Kafka/PubSub/etc are the standard examples, large PCAP file could also be a good example. Basically the only viable operation is to iterate through. There might be cases where people want to convert them into a 1-dimensional array if the total number of elements could be fit into memory.

**Operation that could be useful**:
- iteration of elements
- conversion of 1-dimensional array (if fit into memory)

5) Images:

Even though image format is the format almost everyone work with, the format is far more complicated:
a) **JPEG/BMP/PNG/WEBP** are pure 2-dimensional array with single **1-frame**
b) **GIF** could be a **n-frame** 2-dimensional array with equal shape.
c) **TIFF** is really a collection of sub images with **different shape**, so it is a **n-image** of **1-frame**, not a **n-frame**.
d) **DICOM** comes with deep meta data that you really could not throw away.
e) **OpenEXR** consists of multi-parts with deep meta data

Haven't touched images for quite some time because of the real complexity (than naive formats such as JPEG/BMP).
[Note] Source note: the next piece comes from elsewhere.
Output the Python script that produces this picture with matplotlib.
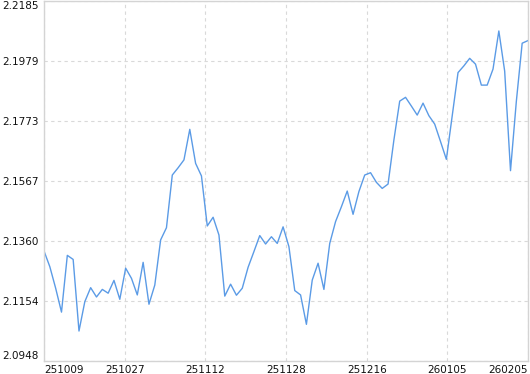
import numpy as np
import matplotlib
matplotlib.use('Agg')
import matplotlib.pyplot as plt

# daily values (84 points)
values = [
    2.1326, 2.1272, 2.1198, 2.1116, 2.1311, 2.1297, 2.1051, 2.1152, 2.1200, 2.1168,
    2.1194, 2.1181, 2.1225, 2.1160, 2.1267, 2.1232, 2.1175, 2.1287, 2.1143, 2.1209,
    2.1364, 2.1406, 2.1587, 2.1612, 2.1639, 2.1744, 2.1627, 2.1584, 2.1412, 2.1442,
    2.1381, 2.1171, 2.1212, 2.1174, 2.1198, 2.1270, 2.1324, 2.1379, 2.1350, 2.1375,
    2.1352, 2.1409, 2.1341, 2.1190, 2.1175, 2.1074, 2.1226, 2.1284, 2.1194, 2.1352,
    2.1427, 2.1478, 2.1532, 2.1452, 2.1530, 2.1587, 2.1595, 2.1562, 2.1541, 2.1556,
    2.1707, 2.1841, 2.1854, 2.1824, 2.1793, 2.1834, 2.1791, 2.1762, 2.1702, 2.1641,
    2.1790, 2.1939, 2.1962, 2.1988, 2.1968, 2.1896, 2.1896, 2.1951, 2.2082, 2.1944,
    2.1602, 2.1840, 2.2040, 2.2049,
]
x_labels = ['251009', '251027', '251112', '251128', '251216', '260105', '260205']
y_labels = ['2.0948', '2.1154', '2.1360', '2.1567', '2.1773', '2.1979', '2.2185']
y_min, y_max = 2.0948, 2.2185

n = len(values)
xs = np.arange(n)
grid_x = np.linspace(0, n - 1, 7)
grid_y = np.linspace(y_min, y_max, 7)

fig = plt.figure(figsize=(5.30, 3.74), dpi=100)
ax = fig.add_axes([44 / 530, 13 / 374, 484 / 530, 360 / 374])

ax.plot(xs, values, color='#5b9be6', lw=1.0)

ax.set_xlim(0, n - 1)
ax.set_ylim(y_min, y_max)
ax.set_xticks(grid_x)
ax.set_xticklabels(x_labels)
ax.set_yticks(grid_y)
ax.set_yticklabels(y_labels)
ax.grid(True, color='#d9d9d9', lw=0.8, ls=(0, (3, 3)))
ax.tick_params(length=0, labelsize=7.5, colors='#111111', pad=3)
ax.tick_params(axis='y', pad=4)

for s in ax.spines.values():
    s.set_color('#d4d4d4')
    s.set_linewidth(1.0)

xl = ax.get_xticklabels()
xl[0].set_ha('left')
xl[-1].set_ha('right')
yl = ax.get_yticklabels()
yl[0].set_va('bottom')
yl[-1].set_va('top')

fig.savefig('out.png', dpi=100)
Plan to revisit soon.

6) Audio:

Haven't touches lots of audio format, though it looks like audio formats are mostly `[n-sample, n-channel]` array with metadata/annotation. Need more time to understand.

7) Video:

This is another area of complicity. We only have a basic FFmpeg support and it will be a long way.

Some things to consider:
a) Some video files are indexable while others are streaming/iterable
b) Video files could comes with different shapes for each frames (so it could be `n element of n-frame`, or `1 element of n-frame`.
c) Video files could have rich annotation/metadata.
d) Video files may comes with audio (and with different language support).
e) Video files could also comes with sub (text).

On top of the above notes, one items I am actually looking into, is to have IOTensor combine with tf.function so that operations could be "attached" to IOTensor, and lazily run only on selected slicing/indexing. I think this approach will show good value to have a IO backed Tensor (than reading everything in file to a Tensor first).